Als de vertrekkende ouder geen toestemming voor een verhuizing met de kinderen van de andere ouder krijgt, kan hij of zij de rechtbank verzoeken een vervangende gezagsbeslissing om te mogen verhuizen te nemen. Recentelijk heeft de Rechtbank Groningen (uitspraak) een opsomming gegeven van de criteria die gelden bij de vraag of er vervangende toestemming tot verhuizing moet worden gegeven. Deze criteria waren eerder al door de Hoge Raad (uitspraak) genoemd.

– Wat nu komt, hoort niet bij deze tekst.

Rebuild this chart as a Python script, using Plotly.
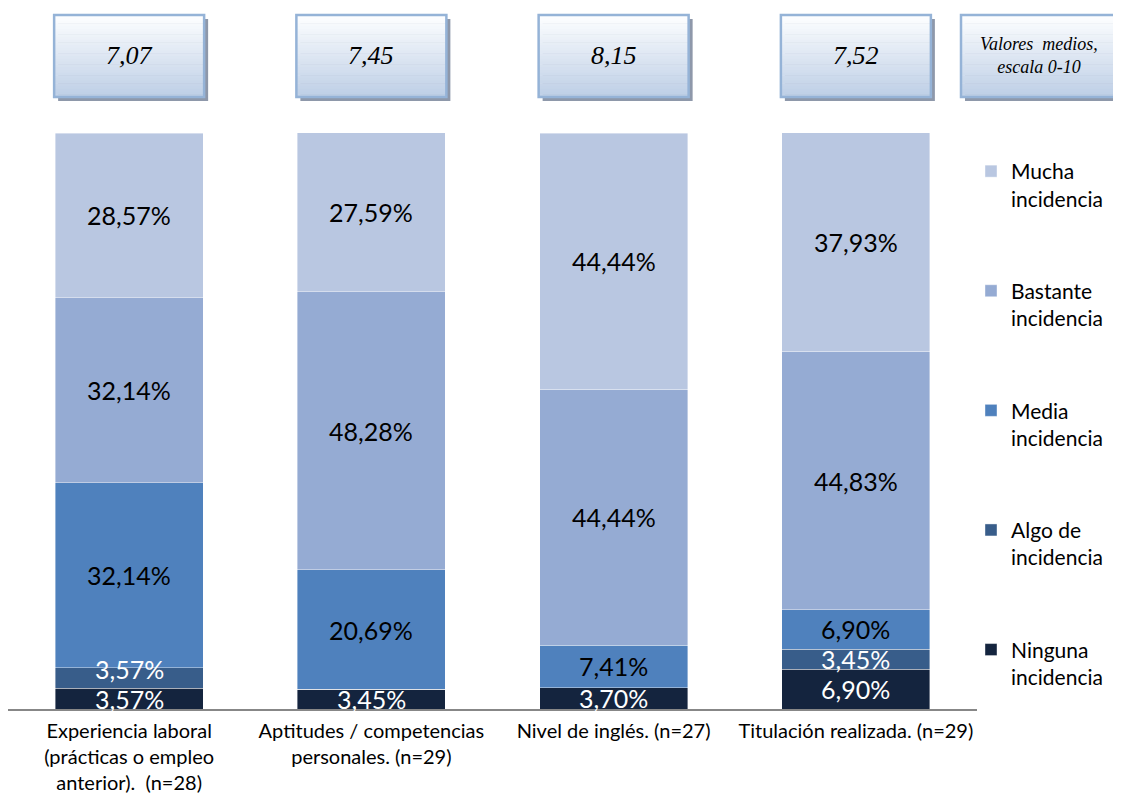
import plotly.graph_objects as go

categories = [
    "Experiencia laboral<br>(prácticas o empleo<br>anterior).  (n=28)",
    "Aptitudes / competencias<br>personales. (n=29)",
    "Nivel de inglés. (n=27)",
    "Titulación realizada. (n=29)",
]
ninguna = [3.57, 3.45, 3.70, 6.90]
algo = [3.57, 0.0, 0.0, 3.45]
media = [32.14, 20.69, 7.41, 6.90]
bastante = [32.14, 48.28, 44.44, 44.83]
mucha = [28.57, 27.59, 44.44, 37.93]
mean_values = ["7,07", "7,45", "8,15", "7,52"]
mean_header = "Valores  medios,<br>escala 0-10"

series = [
    ("Ninguna<br>incidencia", ninguna, "#14243e", "white"),
    ("Algo de<br>incidencia", algo, "#385d8a", "white"),
    ("Media<br>incidencia", media, "#4f81bd", "black"),
    ("Bastante<br>incidencia", bastante, "#95abd3", "black"),
    ("Mucha<br>incidencia", mucha, "#b9c7e1", "black"),
]

# page body has an 8px margin; work in page pixel coordinates and convert
OFF = 8
W, H = 1121 - OFF, 794 - OFF
plot_left, plot_right, plot_top, plot_bottom = 8, 977, 133, 709
L = plot_left - OFF
T = plot_top - OFF
R = (W + OFF) - plot_right
B = (H + OFF) - plot_bottom
pw, ph = plot_right - plot_left, plot_bottom - plot_top
cat_px = pw / 4.0

def yp(py):
    return (plot_bottom - py) / ph

def xp(px):
    return (px - plot_left) / pw

xs = list(range(len(categories)))
fig = go.Figure()
annotations = []
base = [0.0] * len(categories)
prev_center = [None] * len(categories)
MIN_GAP = 30  # px between stacked label centres
for k, (name, vals, color, tcolor) in enumerate(series):
    fig.add_trace(go.Bar(
        x=xs, y=vals, name=name,
        marker=dict(color=color, line=dict(width=0.8, color="rgba(255,255,255,0.5)")),
        width=0.61, legendgroup=f"g{k}", legendrank=100 - k, hoverinfo="skip",
    ))
    for i, v in enumerate(vals):
        if v > 0:
            c = base[i] + v / 2
            shift = 0
            if prev_center[i] is not None:
                d = (c - prev_center[i]) * ph / 100.0
                if d < MIN_GAP:
                    shift = MIN_GAP - d
            annotations.append(dict(
                x=i, y=c, xref="x", yref="y", yshift=shift,
                text=f"{v:.2f}".replace(".", ",") + "%", showarrow=False,
                font=dict(family="Lato", size=25, color=tcolor),
            ))
            prev_center[i] = c + shift * 100.0 / ph
        base[i] += v

shapes = []

def add_box(x0, x1, y0, y1, xref):
    dx = 4 / cat_px if xref == "x" else 4 / pw
    shapes.append(dict(type="rect", xref=xref, yref="paper", x0=x0 + dx, x1=x1 + dx,
                       y0=yp(y1 + 4), y1=yp(y0 + 4), fillcolor="#8e98aa",
                       line=dict(width=0), layer="above"))
    n = 30
    for s in range(n):
        t = s / (n - 1)
        r = round(253 + (190 - 253) * t)
        g = round(254 + (207 - 254) * t)
        b = round(255 + (230 - 255) * t)
        ya = y0 + (y1 - y0) * s / n
        yb = y0 + (y1 - y0) * (s + 1) / n
        shapes.append(dict(type="rect", xref=xref, yref="paper", x0=x0, x1=x1,
                           y0=yp(yb + 0.5), y1=yp(ya), fillcolor=f"rgb({r},{g},{b})",
                           line=dict(width=0), layer="above"))
    shapes.append(dict(type="rect", xref=xref, yref="paper", x0=x0, x1=x1,
                       y0=yp(y1), y1=yp(y0), line=dict(color="#95b3d7", width=2.5),
                       layer="above"))

half = 75 / cat_px
for i, v in enumerate(mean_values):
    add_box(i - half, i + half, 15, 97, "x")
    annotations.append(dict(x=i, y=yp(56), xref="x", yref="paper", xanchor="center",
                            yanchor="middle", text="<i>" + v + "</i>", showarrow=False,
                            font=dict(family="Liberation Serif", size=26, color="black")))
hx0, hx1 = xp(961), xp(1120)
add_box(hx0, hx1, 15, 97, "paper")
annotations.append(dict(x=xp(1039), y=yp(56), xref="paper", yref="paper",
                        xanchor="center", yanchor="middle",
                        text="<i>" + mean_header + "</i>", showarrow=False,
                        font=dict(family="Liberation Serif", size=18, color="black")))

fig.update_layout(
    barmode="stack",
    width=W, height=H,
    margin=dict(l=L, r=R, t=T, b=B, autoexpand=False),
    paper_bgcolor="white", plot_bgcolor="white",
    shapes=shapes, annotations=annotations,
    xaxis=dict(tickmode="array", tickvals=xs, ticktext=categories, range=[-0.5, 3.5],
               showline=True, linecolor="#878787", linewidth=1.5, ticks="", showgrid=False,
               ticklabelstandoff=3,
               tickfont=dict(family="Lato", size=20, color="black"), fixedrange=True),
    yaxis=dict(range=[0, 100], visible=False, fixedrange=True),
    legend=dict(x=xp(971), xanchor="left", y=yp(151), yanchor="top",
                traceorder="grouped", tracegroupgap=62, valign="top",
                font=dict(family="Lato", size=21, color="black"), bgcolor="rgba(0,0,0,0)"),
    showlegend=True,
)

fig.write_html("out.html")
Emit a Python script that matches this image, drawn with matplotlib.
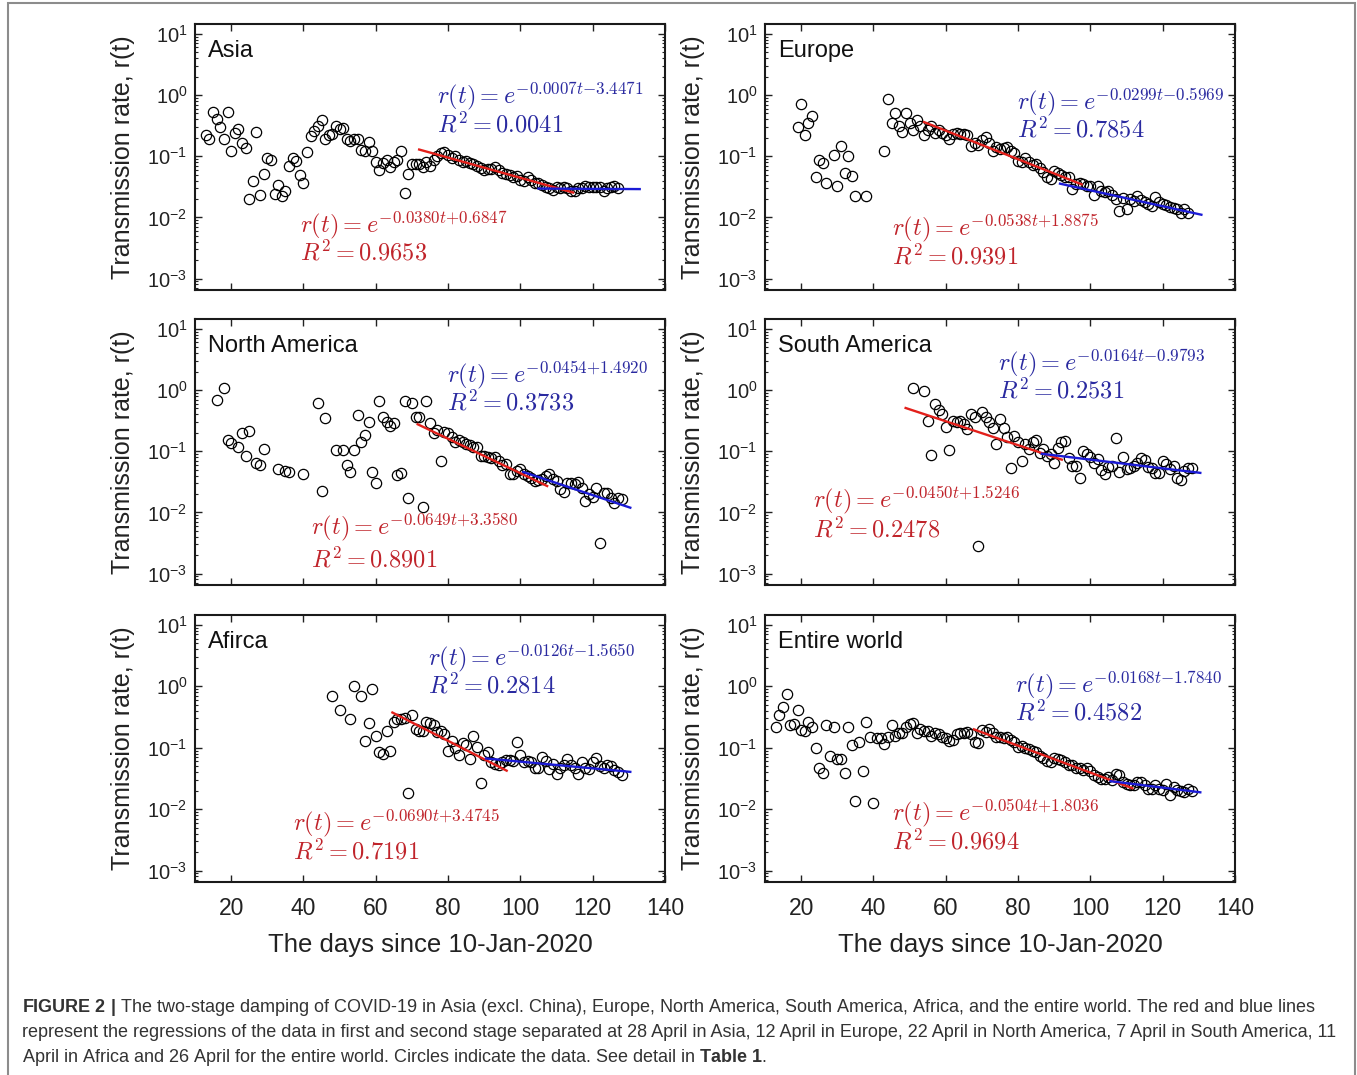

In ieder geval is bij de vraag of de ene ouder met de kinderen mag verhuizen van belang:
1. het recht en belang van de verhuizende ouder om te verhuizen en de vrijheid om zijn of haar leven opnieuw in te richten;
2. de noodzaak om te verhuizen;
3. de mate waarin de verhuizing is doordacht en voorbereid;
4. de door de verhuizende ouder geboden alternatieven en maatregelen om de gevolgen van de verhuizing voor het kind en de andere ouder te verzachten en/of te compenseren;
5. de mate waarin de ouders in staat zijn tot onderlinge communicatie en overleg;
6. de rechten van de andere ouder en het kind op onverminderd contact met elkaar in hun vertrouwde omgeving;
7. de verdeling van de zorgtaken en de continuïteit van de zorg;
8. de frequentie van het contact tussen het kind en de andere ouder voor en na de verhuizing;
9. de leeftijd van het kind, zijn of haar mening en de mate waarin het geworteld is in zijn of haar omgeving of juist gewend is aan verhuizingen of de (extra) kosten van de omgang na de verhuizing geheel of deels worden gecompenseerd door de verhuizende ouder.
Aan de hand van deze criteria beoordeelt de rechtbank of de verhuizing in het belang van het kind is. Daarbij speelt de afstand natuurlijk ook een rol.Welke afstand acceptabel is, is mede afhankelijk van de tussen partijen getroffen zorgverdeling. In principe wordt een afstand van 50 kilometer acceptabel geacht, maar dit kan bijvoorbeeld bij een volwaardig co-ouderschap, waarbij de zorg tussen beide ouders gelijkelijk is verdeeld, minder zijn.